I see the band of blue-stockings arise, Historic, critic, and poetic dames!

1780. Mad. D'Arblay, Diary, i., 326. Who would not be a blue-stockinger at this rate?

1784. Walpole, Letters, iv., 381. [Walpole, writing to Hannah More, playfully makes it a verb = to put on blue stockings.] When will you blue-stocking yourself, and come amongst us?

1877. Macmillan's Mag., May, p. 50. On the airs and graces of the gushing blue stockings who were in vogue in that day . . . she had no mercy.

1877. Miss Martineau, Autob., vol. I., p. 100. Young ladies (at least in provincial towns) were expected to sit down in the parlour to sew,—during which reading aloud was permitted,—or to practice their music; but so as to fit to receive callers, without any signs of blue-stockingism which could be reported abroad.
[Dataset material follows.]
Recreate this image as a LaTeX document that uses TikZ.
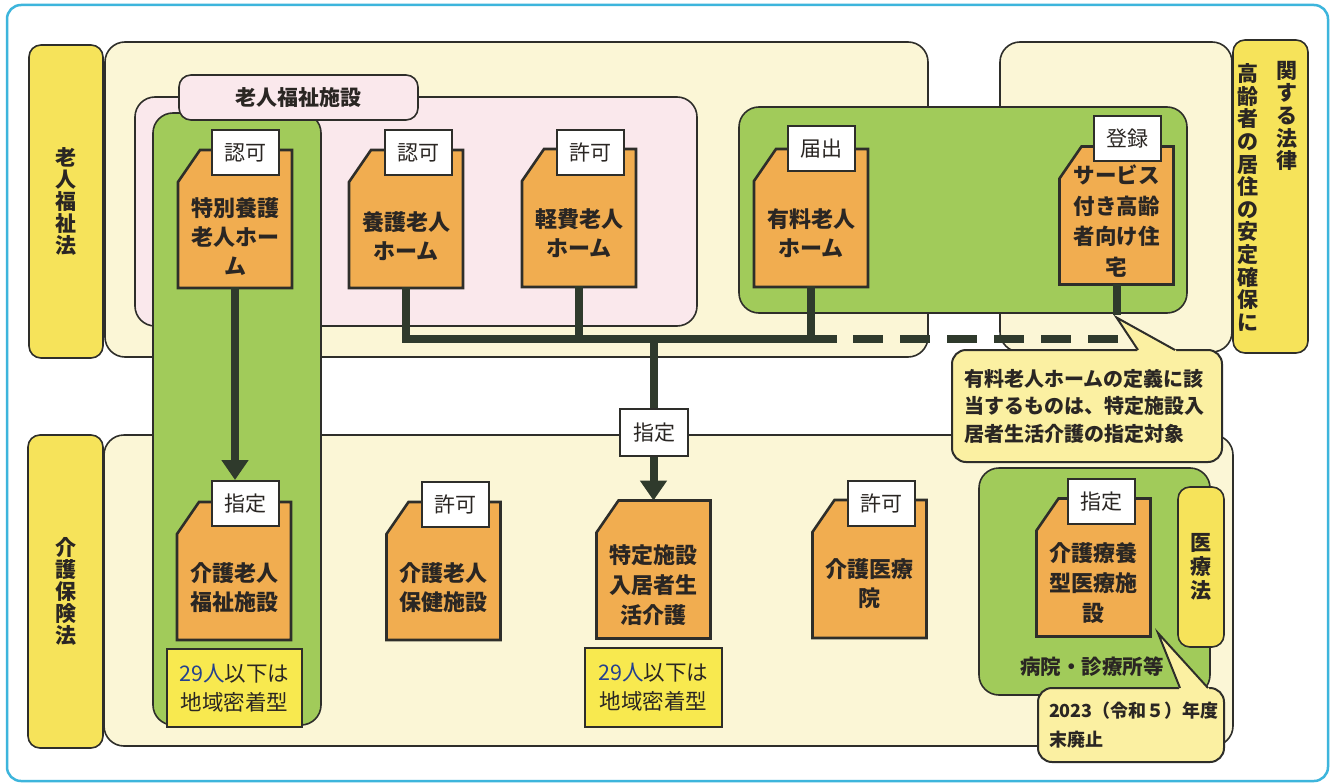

Blue Stone, subs. (common).—Gin or whiskey of so bad a quality that it can only be compared to vitriol, of which bluestone is also a nickname in the north of England and Scotland. For all synonyms, see Drinks.

1880. Blackwood's Mag., June, p. 786. The bar was still thronged, and the effects of the mixture of spirits of wine, bluestone, and tobacco-juice, were to be seen on a miserable wretch who lay stretched in the courtyard.